A hush fell as Rothgar the sea-bear lumbered on to the battle-field, past Lady Belinda frozen into still-remonstrative silence beside Don Deigo, past Ea and Grace kneeling together, his arms around her as Rothgar shouldered her way through the still tableau of war to the centre of the melee. Marlowe again heard a crow caw in the silence, this time sounding circumspect and disappointed.

The sea-bear stood up on her hind legs and surveyed the field, sniffing the air while she did so. Fighters drew away from her in pairs, sticking close to their partner like interrupted dancers.

One of the juggling geese fluttered awkwardly down to land on Bil’s head, where it settled into sleep.

Marlowe glanced down at a motion near his feet, and saw Athis had reached Sir Hyphen-Dash’s body. The Fae’s hands made quick probes and touches, tapping above the heart and pressing his ear to the chest as if listening for an echo. He caught Marlowe’s eye and shook his head, regret full on his face.

Once she had everyone’s attention, Rothgar the sea-bear began to speak.

“September is the cruelest month, breeding
poppies out of the dead men, mixing
mud with rain where once a forest stood.”

The big sea-bear paused and looked around
at the forest encirling the village. Somewhere
far away the thunder spoke. Marlowe couldn’t
quite make out what it said.

“In this awful moment you must dare:
dare to surrender.” There was a momentary
stiffening of the English ranks. The
Fae looked on curiously, wondering what
“surrender” meant. “It is by this alone
you will exist,” Rothgar continued. She
turned and spoke directly to Marlowe:

“You will not cease from exploration
and the end of all your exploring
shall be to arrive where you started
and know the place for the first time.”

Marlowe nodded. He understood.

“What about us?” Athis asked.

“You shall beat your swords into plowshares
and your spears into pruning hooks:
Fae shall not lift up sword against human,
neither shall you learn war anymore”

“But it was just getting fun!” muttered Bil as
Rothgar disappeared back toward the open sea.

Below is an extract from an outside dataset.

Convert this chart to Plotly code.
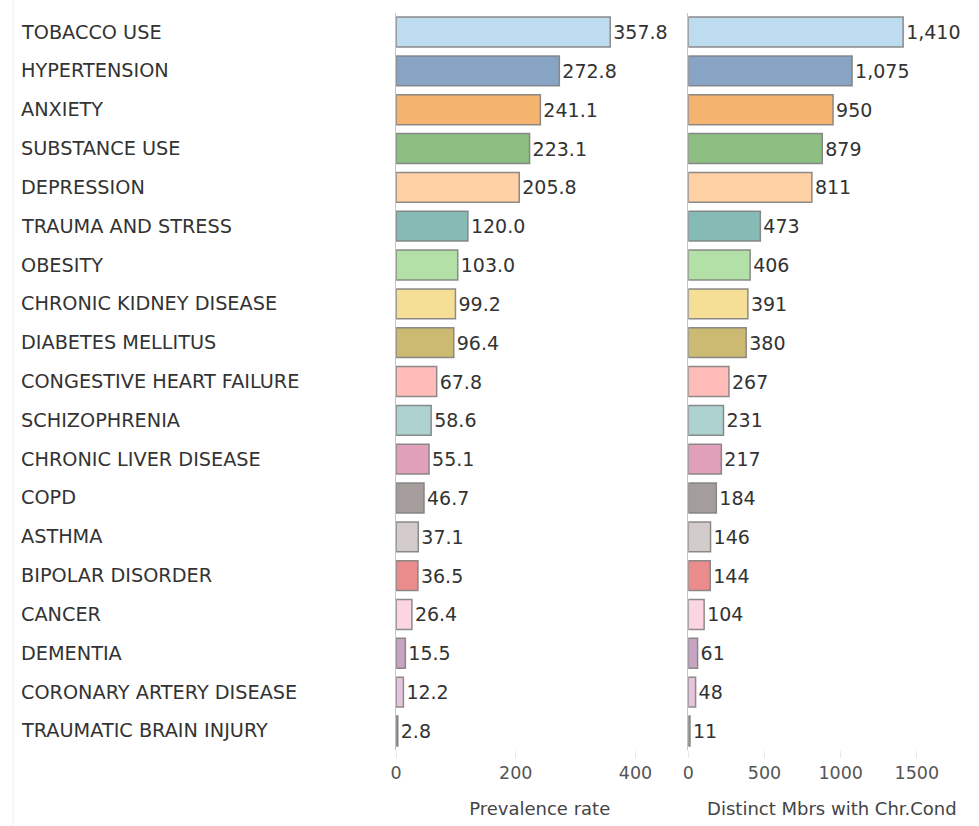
import plotly.graph_objects as go

# Chronic conditions, ordered by prevalence (top to bottom)
conditions = [
    "TOBACCO USE", "HYPERTENSION", "ANXIETY", "SUBSTANCE USE", "DEPRESSION",
    "TRAUMA AND STRESS", "OBESITY", "CHRONIC KIDNEY DISEASE", "DIABETES MELLITUS",
    "CONGESTIVE HEART FAILURE", "SCHIZOPHRENIA", "CHRONIC LIVER DISEASE", "COPD",
    "ASTHMA", "BIPOLAR DISORDER", "CANCER", "DEMENTIA", "CORONARY ARTERY DISEASE",
    "TRAUMATIC BRAIN INJURY",
]
prevalence_rate = [357.8, 272.8, 241.1, 223.1, 205.8, 120.0, 103.0, 99.2, 96.4,
                   67.8, 58.6, 55.1, 46.7, 37.1, 36.5, 26.4, 15.5, 12.2, 2.8]
distinct_members = [1410, 1075, 950, 879, 811, 473, 406, 391, 380,
                    267, 231, 217, 184, 146, 144, 104, 61, 48, 11]
bar_colors = [
    "#BEDCF0", "#88A4C5", "#F5B370", "#8DBF82", "#FFD1A4", "#85BAB5", "#B2E0A6",
    "#F5DE96", "#CDBA72", "#FFBCB8", "#AED2CF", "#E1A0BA", "#A49D9B", "#D3CCCA",
    "#EB8C8C", "#FCD5E2", "#C9A3C2", "#E6C4DD", "#BAA093",
]

W, H = 979, 826
FONT = "Verdana, DejaVu Sans, sans-serif"
TEXT = "#333333"

# horizontal layout in pixels
p1_left, p1_right = 392.5, 681.5
p2_left, p2_right = 686.5, 975.5
top_px, bottom_px = 12.6, 750.4

fig = go.Figure()

bar_style = dict(
    orientation="h",
    y=conditions,
    marker=dict(color=bar_colors, line=dict(color="rgba(128,128,128,0.9)", width=1.5)),
    width=0.77,
    textposition="outside",
    textfont=dict(family=FONT, size=19, color=TEXT),
    cliponaxis=False,
    showlegend=False,
    hoverinfo="x+y",
)

fig.add_trace(go.Bar(x=prevalence_rate, texttemplate="%{x:.1f}",
                     xaxis="x", yaxis="y", **bar_style))
fig.add_trace(go.Bar(x=distinct_members, texttemplate="%{x:,}",
                     xaxis="x2", yaxis="y2", **bar_style))

axis_x = dict(
    showgrid=False, zeroline=False, showline=False,
    ticks="outside", ticklen=7, tickcolor="#e8e8e8", tickwidth=1,
    tickfont=dict(family=FONT, size=17.5, color="#555555"),
    title_font=dict(family=FONT, size=18, color="#444444"),
    title_standoff=19,
    fixedrange=True,
)
axis_y = dict(
    type="category", categoryorder="array", categoryarray=conditions,
    autorange="reversed", showticklabels=False, showgrid=False, zeroline=False,
    showline=True, linecolor="#c4c4c4", linewidth=1, ticks="",
    domain=[1 - bottom_px / H, 1 - top_px / H],
    fixedrange=True,
)

fig.update_layout(
    width=W, height=H,
    margin=dict(l=0, r=0, t=0, b=0),
    paper_bgcolor="white", plot_bgcolor="white",
    bargap=0.23,
    font=dict(family=FONT, color=TEXT),
    xaxis=dict(axis_x, domain=[p1_left / W, p1_right / W], range=[0, 480],
               tickvals=[0, 200, 400], title_text="Prevalence rate", anchor="y"),
    xaxis2=dict(axis_x, domain=[p2_left / W, p2_right / W], range=[0, 1885],
                tickvals=[0, 500, 1000, 1500], title_text="Distinct Mbrs with Chr.Cond",
                anchor="y2"),
    yaxis=dict(axis_y, anchor="x"),
    yaxis2=dict(axis_y, anchor="x2", matches="y"),
)

# category labels, left aligned in the first column
for name in conditions:
    fig.add_annotation(
        x=13.5 / W, xref="paper", xanchor="left",
        y=name, yref="y", yanchor="middle",
        text=name, showarrow=False,
        font=dict(family=FONT, size=19.25, color=TEXT),
    )

# thin frame line on the far left
fig.add_shape(type="line", xref="paper", yref="paper",
              x0=7 / W, x1=7 / W, y0=0, y1=1,
              line=dict(color="#eeeeee", width=1))

fig.write_html("out.html")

The silence left in the sea-bear’s wake lay like a heavy cloak of snow over the battlefield. Fae and humans looked at their weapons as if wondering quite what they were for.

Grace left Ea and Belinda left Don Diego to approach their father’s body. Marlowe stood back, but before the inevitable weeping could begin he said, “He died well, in the manner that he lived. I didn’t like him, and he didn’t like me. But I respected his integrity. He was no hypocrite: friend or foe you knew where you stood with him, and that’s a virtue far too rare.”

Grace looked up at him, incipient tears in her eyes. “What do we do now?”

Marlowe looked around and saw everyone looking back at him. Even Captain Stone. Apparently he was the leader now. It was a pretty toy to be a poet, he thought. He realized his face was wet. He looked up and saw the sky was clearing.

“For I have seen blue skies… through the tears… in my eyes, and I realize… we’re going home,” he said, for no reason he could properly account for.

“We’re going home,” Marlowe said again, and Grace gave him an uncomprehending look.

“The ship…” was all she could say.

“The ship?” Marlowe replied, reality interrupting his imagined voyage back across the sea. “Oh shi…”

“The ship!” came a cry from the path that led to Abundance Beach.

All heads turned to see Hope, disheveled and dirty and with leaves tangled in her hair.

“The White Hart!” she said, breathing hard. “On the white sand!”

She pointed toward the distant beach, and Marlowe lifted up his eyes to where the path falls and where the path rises, and knew Rothgar’s words were all true.